▸ **PROBLEM TO SOLVE**:
Keep only those lines of the records that include the string "this".

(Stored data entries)
========

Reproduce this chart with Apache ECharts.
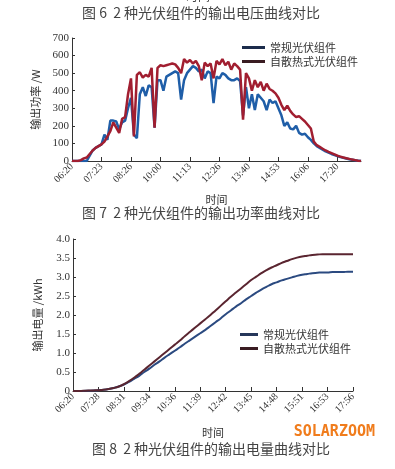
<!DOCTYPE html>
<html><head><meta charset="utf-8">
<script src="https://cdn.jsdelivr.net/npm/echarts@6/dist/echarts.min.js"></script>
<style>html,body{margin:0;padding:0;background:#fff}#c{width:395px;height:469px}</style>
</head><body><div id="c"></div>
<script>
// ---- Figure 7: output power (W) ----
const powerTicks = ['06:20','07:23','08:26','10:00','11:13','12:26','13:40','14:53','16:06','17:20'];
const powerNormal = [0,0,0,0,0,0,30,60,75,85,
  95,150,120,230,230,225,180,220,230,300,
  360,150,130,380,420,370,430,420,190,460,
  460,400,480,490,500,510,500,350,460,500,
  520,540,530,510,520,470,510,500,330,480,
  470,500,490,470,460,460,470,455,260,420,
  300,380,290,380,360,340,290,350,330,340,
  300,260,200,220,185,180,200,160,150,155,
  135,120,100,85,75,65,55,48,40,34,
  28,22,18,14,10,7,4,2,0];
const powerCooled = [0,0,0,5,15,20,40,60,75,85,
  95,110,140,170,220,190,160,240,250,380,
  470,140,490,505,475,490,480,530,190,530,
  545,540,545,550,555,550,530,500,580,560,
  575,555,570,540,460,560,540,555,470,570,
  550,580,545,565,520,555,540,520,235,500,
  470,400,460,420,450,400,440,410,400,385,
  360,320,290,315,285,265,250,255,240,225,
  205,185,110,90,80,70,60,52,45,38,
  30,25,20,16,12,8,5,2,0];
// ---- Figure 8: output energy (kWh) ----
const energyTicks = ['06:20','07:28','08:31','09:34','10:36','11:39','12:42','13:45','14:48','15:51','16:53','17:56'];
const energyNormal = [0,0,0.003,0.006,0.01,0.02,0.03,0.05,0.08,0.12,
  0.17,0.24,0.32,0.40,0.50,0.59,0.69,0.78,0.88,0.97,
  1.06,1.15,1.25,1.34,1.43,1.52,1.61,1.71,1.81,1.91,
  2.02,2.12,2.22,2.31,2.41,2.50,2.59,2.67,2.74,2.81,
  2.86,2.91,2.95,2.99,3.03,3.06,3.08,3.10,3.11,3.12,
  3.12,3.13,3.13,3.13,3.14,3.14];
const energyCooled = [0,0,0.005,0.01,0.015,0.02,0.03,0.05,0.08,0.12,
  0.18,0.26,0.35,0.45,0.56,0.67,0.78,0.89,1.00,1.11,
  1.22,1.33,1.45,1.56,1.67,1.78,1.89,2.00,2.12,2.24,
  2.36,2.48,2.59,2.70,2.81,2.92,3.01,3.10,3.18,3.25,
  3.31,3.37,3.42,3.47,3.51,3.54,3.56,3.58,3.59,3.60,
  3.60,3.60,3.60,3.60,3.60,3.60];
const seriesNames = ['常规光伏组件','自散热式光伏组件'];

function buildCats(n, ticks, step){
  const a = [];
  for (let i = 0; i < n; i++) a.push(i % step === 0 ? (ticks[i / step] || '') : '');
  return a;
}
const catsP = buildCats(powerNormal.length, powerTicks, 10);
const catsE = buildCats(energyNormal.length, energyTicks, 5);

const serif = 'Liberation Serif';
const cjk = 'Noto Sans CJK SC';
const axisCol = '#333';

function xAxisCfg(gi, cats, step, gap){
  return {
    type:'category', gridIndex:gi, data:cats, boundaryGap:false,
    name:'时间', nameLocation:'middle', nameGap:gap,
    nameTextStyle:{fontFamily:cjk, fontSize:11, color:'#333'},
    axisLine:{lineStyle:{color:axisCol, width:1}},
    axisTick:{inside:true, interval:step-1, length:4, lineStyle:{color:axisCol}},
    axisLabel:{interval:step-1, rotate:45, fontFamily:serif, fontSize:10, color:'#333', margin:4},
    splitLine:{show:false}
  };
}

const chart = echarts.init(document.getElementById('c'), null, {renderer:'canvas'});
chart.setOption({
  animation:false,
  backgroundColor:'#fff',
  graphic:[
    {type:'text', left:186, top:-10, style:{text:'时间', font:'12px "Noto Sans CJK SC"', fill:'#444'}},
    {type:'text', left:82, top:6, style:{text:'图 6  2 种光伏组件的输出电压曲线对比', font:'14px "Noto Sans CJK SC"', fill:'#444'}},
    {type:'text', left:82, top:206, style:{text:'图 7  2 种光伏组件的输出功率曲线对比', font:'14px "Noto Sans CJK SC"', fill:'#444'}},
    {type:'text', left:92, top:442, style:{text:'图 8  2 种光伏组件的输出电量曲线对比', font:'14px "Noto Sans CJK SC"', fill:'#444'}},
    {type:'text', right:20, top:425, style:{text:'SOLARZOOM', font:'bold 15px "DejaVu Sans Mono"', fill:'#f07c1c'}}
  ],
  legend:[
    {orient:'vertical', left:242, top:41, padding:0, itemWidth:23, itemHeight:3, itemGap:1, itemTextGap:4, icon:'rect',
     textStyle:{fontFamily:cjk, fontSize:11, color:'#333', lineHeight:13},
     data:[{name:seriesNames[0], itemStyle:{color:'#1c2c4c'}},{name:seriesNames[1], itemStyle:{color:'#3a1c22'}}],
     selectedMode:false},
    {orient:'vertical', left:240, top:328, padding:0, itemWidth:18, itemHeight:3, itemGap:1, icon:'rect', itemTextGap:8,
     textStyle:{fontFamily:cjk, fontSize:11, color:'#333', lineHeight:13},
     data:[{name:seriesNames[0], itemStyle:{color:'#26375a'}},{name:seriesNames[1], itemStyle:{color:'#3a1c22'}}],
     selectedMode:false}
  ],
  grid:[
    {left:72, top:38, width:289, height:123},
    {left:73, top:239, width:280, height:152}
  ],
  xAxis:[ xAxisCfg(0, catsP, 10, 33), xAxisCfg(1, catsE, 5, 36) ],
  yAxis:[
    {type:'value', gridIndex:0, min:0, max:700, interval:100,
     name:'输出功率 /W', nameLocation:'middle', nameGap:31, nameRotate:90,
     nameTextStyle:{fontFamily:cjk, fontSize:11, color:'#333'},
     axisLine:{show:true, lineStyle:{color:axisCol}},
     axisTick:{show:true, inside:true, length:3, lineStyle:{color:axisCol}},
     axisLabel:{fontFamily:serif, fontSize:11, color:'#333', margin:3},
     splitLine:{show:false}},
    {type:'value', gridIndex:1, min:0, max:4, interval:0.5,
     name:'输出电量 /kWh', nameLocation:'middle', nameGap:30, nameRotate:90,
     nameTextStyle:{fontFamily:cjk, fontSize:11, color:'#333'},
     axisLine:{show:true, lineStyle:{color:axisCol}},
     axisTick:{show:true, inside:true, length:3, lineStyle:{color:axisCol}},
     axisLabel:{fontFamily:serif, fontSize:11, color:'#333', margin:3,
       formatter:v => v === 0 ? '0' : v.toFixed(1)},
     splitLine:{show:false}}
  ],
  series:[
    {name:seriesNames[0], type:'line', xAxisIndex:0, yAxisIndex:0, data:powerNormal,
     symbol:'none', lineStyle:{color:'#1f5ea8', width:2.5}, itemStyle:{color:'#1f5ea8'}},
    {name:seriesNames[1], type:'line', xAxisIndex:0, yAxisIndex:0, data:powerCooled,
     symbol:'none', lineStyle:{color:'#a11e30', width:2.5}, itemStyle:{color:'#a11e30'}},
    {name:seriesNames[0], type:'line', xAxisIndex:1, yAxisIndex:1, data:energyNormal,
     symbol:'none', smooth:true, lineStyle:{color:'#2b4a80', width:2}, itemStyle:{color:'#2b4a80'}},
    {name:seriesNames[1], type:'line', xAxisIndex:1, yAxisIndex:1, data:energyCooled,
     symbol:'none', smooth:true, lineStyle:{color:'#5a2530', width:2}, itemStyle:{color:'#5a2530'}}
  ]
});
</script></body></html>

========

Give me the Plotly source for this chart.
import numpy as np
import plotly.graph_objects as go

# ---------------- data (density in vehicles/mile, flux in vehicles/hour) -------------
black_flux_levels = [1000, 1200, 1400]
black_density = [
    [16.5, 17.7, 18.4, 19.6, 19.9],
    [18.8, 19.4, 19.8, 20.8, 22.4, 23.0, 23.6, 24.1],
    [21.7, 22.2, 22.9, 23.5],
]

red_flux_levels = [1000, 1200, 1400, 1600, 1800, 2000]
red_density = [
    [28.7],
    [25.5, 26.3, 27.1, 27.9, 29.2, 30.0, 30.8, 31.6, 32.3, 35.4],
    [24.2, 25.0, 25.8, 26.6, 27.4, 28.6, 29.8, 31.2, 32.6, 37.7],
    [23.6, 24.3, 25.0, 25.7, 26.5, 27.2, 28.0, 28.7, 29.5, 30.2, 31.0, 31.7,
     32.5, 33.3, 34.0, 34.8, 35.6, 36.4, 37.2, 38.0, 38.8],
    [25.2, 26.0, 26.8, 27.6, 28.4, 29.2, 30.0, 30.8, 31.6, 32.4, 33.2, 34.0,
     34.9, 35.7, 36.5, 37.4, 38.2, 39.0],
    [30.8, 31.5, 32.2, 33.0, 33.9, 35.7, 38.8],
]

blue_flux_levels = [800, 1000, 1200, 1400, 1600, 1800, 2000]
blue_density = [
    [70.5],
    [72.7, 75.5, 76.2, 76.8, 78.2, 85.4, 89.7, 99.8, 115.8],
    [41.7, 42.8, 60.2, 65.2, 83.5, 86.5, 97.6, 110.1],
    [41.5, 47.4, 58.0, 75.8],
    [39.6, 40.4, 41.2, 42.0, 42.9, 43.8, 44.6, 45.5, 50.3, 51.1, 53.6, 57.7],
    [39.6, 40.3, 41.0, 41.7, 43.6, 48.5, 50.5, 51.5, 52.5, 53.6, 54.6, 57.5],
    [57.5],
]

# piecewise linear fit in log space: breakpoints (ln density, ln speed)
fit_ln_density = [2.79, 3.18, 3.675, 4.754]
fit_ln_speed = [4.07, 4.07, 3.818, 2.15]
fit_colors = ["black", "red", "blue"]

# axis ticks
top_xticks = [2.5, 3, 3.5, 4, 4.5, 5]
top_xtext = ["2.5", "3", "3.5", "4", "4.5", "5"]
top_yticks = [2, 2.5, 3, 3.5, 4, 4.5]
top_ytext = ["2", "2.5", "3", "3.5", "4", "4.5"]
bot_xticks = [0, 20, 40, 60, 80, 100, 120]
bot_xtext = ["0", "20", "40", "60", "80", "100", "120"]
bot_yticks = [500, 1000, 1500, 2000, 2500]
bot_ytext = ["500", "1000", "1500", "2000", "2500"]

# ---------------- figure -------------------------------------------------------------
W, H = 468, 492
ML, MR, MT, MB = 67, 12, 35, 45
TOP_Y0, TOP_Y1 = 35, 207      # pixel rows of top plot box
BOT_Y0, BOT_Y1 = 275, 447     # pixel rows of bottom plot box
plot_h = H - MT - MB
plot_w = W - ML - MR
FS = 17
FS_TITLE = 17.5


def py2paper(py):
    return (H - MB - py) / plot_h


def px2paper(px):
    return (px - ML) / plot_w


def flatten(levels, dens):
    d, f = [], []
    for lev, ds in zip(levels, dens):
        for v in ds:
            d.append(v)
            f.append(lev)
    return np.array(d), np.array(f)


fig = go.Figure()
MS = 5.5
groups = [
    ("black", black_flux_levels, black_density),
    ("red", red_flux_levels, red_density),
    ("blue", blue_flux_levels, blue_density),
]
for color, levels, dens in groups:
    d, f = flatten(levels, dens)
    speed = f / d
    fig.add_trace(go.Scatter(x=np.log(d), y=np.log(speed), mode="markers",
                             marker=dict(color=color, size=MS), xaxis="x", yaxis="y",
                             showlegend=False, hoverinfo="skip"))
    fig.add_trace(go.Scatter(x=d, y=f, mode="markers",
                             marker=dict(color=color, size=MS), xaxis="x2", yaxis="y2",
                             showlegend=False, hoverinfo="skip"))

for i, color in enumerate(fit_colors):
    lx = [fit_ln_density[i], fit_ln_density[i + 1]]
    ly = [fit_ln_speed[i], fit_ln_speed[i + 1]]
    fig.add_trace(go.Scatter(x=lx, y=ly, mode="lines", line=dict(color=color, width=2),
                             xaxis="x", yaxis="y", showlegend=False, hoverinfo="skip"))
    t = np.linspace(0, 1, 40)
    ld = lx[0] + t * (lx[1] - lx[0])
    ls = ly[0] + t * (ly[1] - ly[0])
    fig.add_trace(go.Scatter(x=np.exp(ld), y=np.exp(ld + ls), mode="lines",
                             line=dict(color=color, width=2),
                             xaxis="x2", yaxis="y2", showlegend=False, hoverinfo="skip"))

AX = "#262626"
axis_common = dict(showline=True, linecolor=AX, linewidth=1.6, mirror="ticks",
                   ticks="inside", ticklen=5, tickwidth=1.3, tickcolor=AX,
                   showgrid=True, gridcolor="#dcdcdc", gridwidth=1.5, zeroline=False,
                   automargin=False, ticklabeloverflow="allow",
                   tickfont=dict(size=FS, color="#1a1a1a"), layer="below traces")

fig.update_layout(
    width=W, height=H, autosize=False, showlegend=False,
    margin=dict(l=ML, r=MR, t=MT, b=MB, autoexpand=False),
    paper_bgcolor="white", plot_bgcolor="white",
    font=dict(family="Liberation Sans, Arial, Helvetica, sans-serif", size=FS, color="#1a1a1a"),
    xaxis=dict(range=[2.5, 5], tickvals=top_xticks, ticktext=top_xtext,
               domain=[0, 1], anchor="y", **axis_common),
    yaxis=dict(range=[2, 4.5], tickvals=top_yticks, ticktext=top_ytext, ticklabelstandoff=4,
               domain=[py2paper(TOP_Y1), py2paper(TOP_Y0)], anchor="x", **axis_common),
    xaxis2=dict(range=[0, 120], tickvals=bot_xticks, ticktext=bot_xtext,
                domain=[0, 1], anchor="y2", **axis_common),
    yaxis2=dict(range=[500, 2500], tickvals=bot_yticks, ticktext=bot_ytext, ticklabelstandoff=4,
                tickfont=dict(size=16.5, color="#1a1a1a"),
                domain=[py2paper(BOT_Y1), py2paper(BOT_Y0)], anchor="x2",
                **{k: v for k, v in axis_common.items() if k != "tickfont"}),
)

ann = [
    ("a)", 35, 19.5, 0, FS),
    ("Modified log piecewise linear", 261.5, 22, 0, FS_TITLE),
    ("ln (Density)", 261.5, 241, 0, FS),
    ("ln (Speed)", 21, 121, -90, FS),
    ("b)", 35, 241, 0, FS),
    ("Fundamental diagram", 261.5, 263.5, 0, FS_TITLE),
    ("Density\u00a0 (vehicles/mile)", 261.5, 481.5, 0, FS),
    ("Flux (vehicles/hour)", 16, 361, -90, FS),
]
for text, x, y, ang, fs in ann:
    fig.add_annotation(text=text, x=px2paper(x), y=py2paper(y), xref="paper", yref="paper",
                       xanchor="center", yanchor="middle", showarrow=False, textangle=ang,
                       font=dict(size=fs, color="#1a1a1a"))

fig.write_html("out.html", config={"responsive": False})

========

▸ **EXERCISE RESULT**:
Reproduce this chart with Apache ECharts.
Give me the Plotly source for this chart.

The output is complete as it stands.